-- START OF SUPPLIED MATERIAL --

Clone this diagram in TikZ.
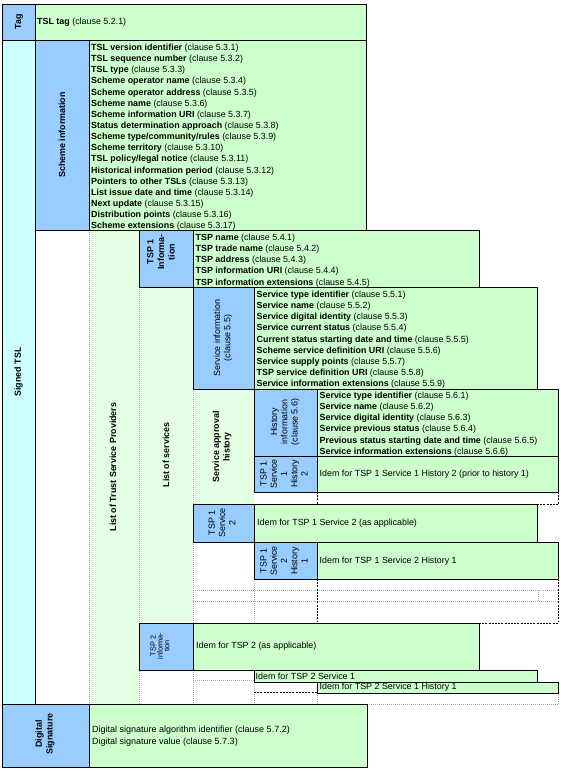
\documentclass[tikz,border=0pt]{standalone}
\usepackage{fontspec}
\setmainfont{Liberation Sans}
\usepackage{tikz}

\definecolor{tslblue}{HTML}{99CCFF}
\definecolor{tslgreen}{HTML}{CCFFCC}
\definecolor{tsllist}{HTML}{E4FFE4}
\definecolor{tslcyan}{HTML}{CCFFFF}

\tikzset{
	headbox/.style={draw=black, line width=0.8pt, fill=tslblue},
	fieldbox/.style={draw=black, line width=0.8pt, fill=tslgreen},
	listcol/.style={fill=tsllist},
	gridline/.style={draw=black!35, line width=0.6pt, dash pattern=on 1pt off 1pt},
	openline/.style={draw=black, line width=0.9pt, dash pattern=on 2pt off 1.2pt},
	vlabel/.style={rotate=90, align=center, inner sep=0pt, font=\fontsize{8.9}{10.6}\selectfont\bfseries},
	vlabelrm/.style={rotate=90, align=center, inner sep=0pt, font=\fontsize{8.9}{10.3}\selectfont},
	fields/.style={anchor=north west, align=left, inner sep=0pt, font=\fontsize{8.9}{11.15}\selectfont},
	idem/.style={anchor=west, inner sep=0pt, font=\fontsize{8.9}{11}\selectfont},
}
\newcommand\tslfield[2]{\textbf{#1} (clause #2)}

\begin{document}
\begin{tikzpicture}[x=1pt, y=-1pt]
			%%%%% START %%%%%
			\useasboundingbox (0,0) rectangle (561,771);
			
			\fill[listcol] (89,230) rectangle (139,704);
			\fill[listcol] (139,287) rectangle (193,622);
			\fill[listcol] (193,389) rectangle (254,504);
			
			\draw[gridline] (89,230) -- (89,704);
			\draw[gridline] (139,287) -- (139,704);
			\draw[gridline] (193,389) -- (193,504);
			\draw[gridline] (193,542) -- (193,704);
			\draw[gridline] (254,579) -- (254,622);
			\draw[gridline] (254,682) -- (254,704);
			\draw[gridline] (193,590) -- (558,590);
			\draw[gridline] (193,601) -- (558,601);
			\draw[gridline] (538,590) -- (538,601);
			\draw[gridline] (193,680) -- (254,680);
			\draw[gridline] (367,704) -- (558,704);
			\draw[gridline] (317,693) -- (317,704);
			\draw[gridline] (558,693) -- (558,704);
			
			\draw[openline] (317,492) -- (317,504);
			\draw[openline] (558,492) -- (558,504);
			\draw[openline] (537,504) -- (558,504);
			\draw[openline] (317,579) -- (317,622);
			\draw[openline] (558,579) -- (558,622);
			\draw[openline] (479,623) -- (558,623);
			\draw[openline] (254,692) -- (317,692);
			
			% tag and scheme information
			\draw[headbox] (2,4) rectangle (35,40);
			\draw[fieldbox] (35,4) rectangle (366,40);
			\draw[draw=black, line width=0.8pt, fill=tslcyan] (2,40) rectangle (35,704);
			\draw[headbox] (35,40) rectangle (89,230);
			\draw[fieldbox] (89,40) rectangle (366,230);
			
			% TSP 1
			\draw[headbox] (139,230) rectangle (193,287);
			\draw[fieldbox] (193,230) rectangle (479,287);
			\draw[headbox] (193,287) rectangle (254,389);
			\draw[fieldbox] (254,287) rectangle (537,389);
			\draw[headbox] (254,389) rectangle (317,456);
			\draw[fieldbox] (317,389) rectangle (558,456);
			\draw[headbox] (254,456) rectangle (317,492);
			\draw[fieldbox] (317,456) rectangle (558,492);
			\draw[headbox] (193,504) rectangle (254,542);
			\draw[fieldbox] (254,504) rectangle (537,542);
			\draw[headbox] (254,542) rectangle (317,579);
			\draw[fieldbox] (317,542) rectangle (558,579);
			
			% TSP 2
			\draw[headbox] (139,623) rectangle (193,670);
			\draw[fieldbox] (193,623) rectangle (479,670);
			\draw[fieldbox] (254,670) rectangle (537,682);
			\draw[fieldbox] (317,682) rectangle (558,693);
			
			% digital signature
			\draw[headbox] (2,704) rectangle (89,767);
			\draw[fieldbox] (89,704) rectangle (367,767);
			
			\node[vlabel] (tag) at (19,22) {Tag};
			\node[idem] (tagtext) at (37,22) {\tslfield{TSL tag}{5.2.1}};
			\node[vlabel] (signed) at (18.5,372) {Signed TSL};
			\node[vlabel] (scheme) at (62,135) {Scheme information};
			\node[fields] (schemelist) at (91,43.8) {\tslfield{TSL version identifier}{5.3.1}\\
				\tslfield{TSL sequence number}{5.3.2}\\
				\tslfield{TSL type}{5.3.3}\\
				\tslfield{Scheme operator name}{5.3.4}\\
				\tslfield{Scheme operator address}{5.3.5}\\
				\tslfield{Scheme name}{5.3.6}\\
				\tslfield{Scheme information URI}{5.3.7}\\
				\tslfield{Status determination approach}{5.3.8}\\
				\tslfield{Scheme type/community/rules}{5.3.9}\\
				\tslfield{Scheme territory}{5.3.10}\\
				\tslfield{TSL policy/legal notice}{5.3.11}\\
				\tslfield{Historical information period}{5.3.12}\\
				\tslfield{Pointers to other TSLs}{5.3.13}\\
				\tslfield{List issue date and time}{5.3.14}\\
				\tslfield{Next update}{5.3.15}\\
				\tslfield{Distribution points}{5.3.16}\\
				\tslfield{Scheme extensions}{5.3.17}};
			
			\node[vlabel] (listtsp) at (113,467) {List of Trust Service Providers};
			\node[vlabel] (listsvc) at (166,455) {List of services};
			\node[vlabel] (approval) at (222,447) {Service approval\\history};
			
			\node[vlabel] (tsp1) at (161,252) {TSP 1\\Informa-\\tion};
			\node[fields] (tsp1list) at (195.5,233.8) {\tslfield{TSP name}{5.4.1}\\
				\tslfield{TSP trade name}{5.4.2}\\
				\tslfield{TSP address}{5.4.3}\\
				\tslfield{TSP information URI}{5.4.4}\\
				\tslfield{TSP information extensions}{5.4.5}};
			
			\node[vlabelrm] (svcinfo) at (223,338) {Service information\\(clause 5.5)};
			\node[fields] (svclist) at (256.5,290.8) {\tslfield{Service type identifier}{5.5.1}\\
				\tslfield{Service name}{5.5.2}\\
				\tslfield{Service digital identity}{5.5.3}\\
				\tslfield{Service current status}{5.5.4}\\
				\tslfield{Current status starting date and time}{5.5.5}\\
				\tslfield{Scheme service definition URI}{5.5.6}\\
				\tslfield{Service supply points}{5.5.7}\\
				\tslfield{TSP service definition URI}{5.5.8}\\
				\tslfield{Service information extensions}{5.5.9}};
			
			\node[vlabelrm] (histinfo) at (285,422) {History\\information\\(clause 5.6)};
			\node[fields] (histlist) at (319.5,391.8) {\tslfield{Service type identifier}{5.6.1}\\
				\tslfield{Service name}{5.6.2}\\
				\tslfield{Service digital identity}{5.6.3}\\
				\tslfield{Service previous status}{5.6.4}\\
				\tslfield{Previous status starting date and time}{5.6.5}\\
				\tslfield{Service information extensions}{5.6.6}};
			
			\node[vlabelrm] (tsoneshoneh) at (284,474) {TSP 1\\Service\\1\\History\\2};
			\node[idem] (tsoneshonehtext) at (319.5,474) {Idem for TSP 1 Service 1 History 2 (prior to history 1)};
			\node[vlabelrm] (tsonestwo) at (222,523) {TSP 1\\Service\\2};
			\node[idem] (tsonestwotext) at (257,523) {Idem for TSP 1 Service 2 (as applicable)};
			\node[vlabelrm] (tsonestwoh) at (284,561) {TSP 1\\Service\\2\\History\\1};
			\node[idem] (tsonestwohtext) at (319.5,561) {Idem for TSP 1 Service 2 History 1};
			
			\node[vlabelrm, font=\fontsize{7.3}{6.8}\selectfont] (tsp2) at (160,646) {TSP 2\\informa-\\tion};
			\node[idem] (tsp2text) at (196,646) {Idem for TSP 2 (as applicable)};
			\node[idem] (tstwostext) at (255.5,676) {Idem for TSP 2 Service 1};
			\node[idem] (tstwoshtext) at (319.5,687.5) {Idem for TSP 2 Service 1 History 1};
			
			\node[vlabel] (digsig) at (45,734) {Digital\\Signature};
			\node[idem, align=left, font=\fontsize{9}{11.7}\selectfont] (digsigtext) at (92,736) {Digital signature algorithm identifier (clause 5.7.2)\\Digital signature value (clause 5.7.3)};
			%%%%% END %%%%%
\end{tikzpicture}
\end{document}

-- END OF SUPPLIED MATERIAL --

### WHAT THE EXERCISE ASKS
Leave the pictures out and please restate exactly the lines running from the start of the material through the one with "(254,692) -- (317,692);".

### FINISHED EXERCISE
Clone this diagram in TikZ.
\documentclass[tikz,border=0pt]{standalone}
\usepackage{fontspec}
\setmainfont{Liberation Sans}
\usepackage{tikz}

\definecolor{tslblue}{HTML}{99CCFF}
\definecolor{tslgreen}{HTML}{CCFFCC}
\definecolor{tsllist}{HTML}{E4FFE4}
\definecolor{tslcyan}{HTML}{CCFFFF}

\tikzset{
	headbox/.style={draw=black, line width=0.8pt, fill=tslblue},
	fieldbox/.style={draw=black, line width=0.8pt, fill=tslgreen},
	listcol/.style={fill=tsllist},
	gridline/.style={draw=black!35, line width=0.6pt, dash pattern=on 1pt off 1pt},
	openline/.style={draw=black, line width=0.9pt, dash pattern=on 2pt off 1.2pt},
	vlabel/.style={rotate=90, align=center, inner sep=0pt, font=\fontsize{8.9}{10.6}\selectfont\bfseries},
	vlabelrm/.style={rotate=90, align=center, inner sep=0pt, font=\fontsize{8.9}{10.3}\selectfont},
	fields/.style={anchor=north west, align=left, inner sep=0pt, font=\fontsize{8.9}{11.15}\selectfont},
	idem/.style={anchor=west, inner sep=0pt, font=\fontsize{8.9}{11}\selectfont},
}
\newcommand\tslfield[2]{\textbf{#1} (clause #2)}

\begin{document}
\begin{tikzpicture}[x=1pt, y=-1pt]
			%%%%% START %%%%%
			\useasboundingbox (0,0) rectangle (561,771);
			
			\fill[listcol] (89,230) rectangle (139,704);
			\fill[listcol] (139,287) rectangle (193,622);
			\fill[listcol] (193,389) rectangle (254,504);
			
			\draw[gridline] (89,230) -- (89,704);
			\draw[gridline] (139,287) -- (139,704);
			\draw[gridline] (193,389) -- (193,504);
			\draw[gridline] (193,542) -- (193,704);
			\draw[gridline] (254,579) -- (254,622);
			\draw[gridline] (254,682) -- (254,704);
			\draw[gridline] (193,590) -- (558,590);
			\draw[gridline] (193,601) -- (558,601);
			\draw[gridline] (538,590) -- (538,601);
			\draw[gridline] (193,680) -- (254,680);
			\draw[gridline] (367,704) -- (558,704);
			\draw[gridline] (317,693) -- (317,704);
			\draw[gridline] (558,693) -- (558,704);
			
			\draw[openline] (317,492) -- (317,504);
			\draw[openline] (558,492) -- (558,504);
			\draw[openline] (537,504) -- (558,504);
			\draw[openline] (317,579) -- (317,622);
			\draw[openline] (558,579) -- (558,622);
			\draw[openline] (479,623) -- (558,623);
			\draw[openline] (254,692) -- (317,692);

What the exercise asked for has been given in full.